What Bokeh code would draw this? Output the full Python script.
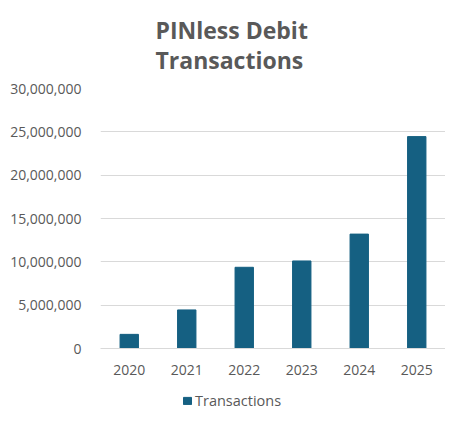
from bokeh.plotting import figure
from bokeh.layouts import column
from bokeh.models import Legend, LegendItem, Title, NumeralTickFormatter, ColumnDataSource
from bokeh.embed import file_html
from bokeh.resources import INLINE

years = ["2020", "2021", "2022", "2023", "2024", "2025"]
transactions = [1_630_000, 4_450_000, 9_370_000, 10_100_000, 13_200_000, 24_450_000]
y_ticks = [0, 5_000_000, 10_000_000, 15_000_000, 20_000_000, 25_000_000, 30_000_000]
series_name = "Transactions"
title_text = "PINless Debit\nTransactions"

FONT = "Open Sans"
GREY = "#595959"
BAR = "#156082"

src = ColumnDataSource(dict(year=years, value=transactions))

p = figure(x_range=years, y_range=(0, 30_000_000), width=445, height=388,
           output_backend="svg", toolbar_location=None,
           min_border_left=100, min_border_right=0, min_border_top=88, min_border_bottom=40)
p.title = None
p.outline_line_color = None
p.background_fill_color = "white"
p.border_fill_color = "white"

r = p.vbar(x="year", top="value", width=0.32, source=src, color=BAR)

t = Title(text=title_text, align="left", offset=55, standoff=21, vertical_align="top",
          text_font=FONT, text_font_size="23px", text_font_style="bold",
          text_color=GREY, text_line_height=0.95)
p.add_layout(t, "above")

p.yaxis.ticker = y_ticks
p.yaxis.formatter = NumeralTickFormatter(format="0,0")
p.yaxis.axis_line_color = None
p.yaxis.major_tick_line_color = None
p.yaxis.minor_tick_line_color = None
p.yaxis.major_label_standoff = 13
p.yaxis.major_label_text_font = FONT
p.yaxis.major_label_text_font_size = "14px"
p.yaxis.major_label_text_color = GREY

p.xaxis.axis_line_color = "#d9d9d9"
p.xaxis.major_tick_line_color = None
p.xaxis.minor_tick_line_color = None
p.xaxis.major_label_standoff = 10
p.xaxis.major_label_text_font = FONT
p.xaxis.major_label_text_font_size = "14px"
p.xaxis.major_label_text_color = GREY

p.xgrid.grid_line_color = None
p.ygrid.grid_line_color = "#d9d9d9"
p.ygrid.grid_line_width = 1

# legend strip below the chart (its bars lie far outside its visible range; only the key shows)
lf = figure(x_range=years, y_range=(50_000_000, 60_000_000), width=445, height=23,
            output_backend="svg", toolbar_location=None,
            min_border=0, x_axis_location=None, y_axis_location=None)
lf.outline_line_color = None
lf.xgrid.visible = False
lf.ygrid.visible = False
lr = lf.vbar(x="year", top="value", width=0.32, source=src, color=BAR)
legend = Legend(items=[LegendItem(label=series_name, renderers=[lr])],
                location=(82, 1), orientation="horizontal",
                glyph_width=10, glyph_height=9, label_standoff=3,
                padding=0, margin=0, spacing=0,
                label_text_font=FONT, label_text_font_size="14.5px",
                label_text_color=GREY, border_line_color=None,
                background_fill_alpha=0)
lf.add_layout(legend, "center")

layout = column(p, lf, spacing=0)
open("out.html", "w").write(file_html(layout, INLINE))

=======

• **Work to be completed**
Without any pictures, reproduce the lines from the first one in the material through the line that has "from bokeh.resources import INLINE", exactly as they appear.

• **Reply to the exercise**
What Bokeh code would draw this? Output the full Python script.
from bokeh.plotting import figure
from bokeh.layouts import column
from bokeh.models import Legend, LegendItem, Title, NumeralTickFormatter, ColumnDataSource
from bokeh.embed import file_html
from bokeh.resources import INLINE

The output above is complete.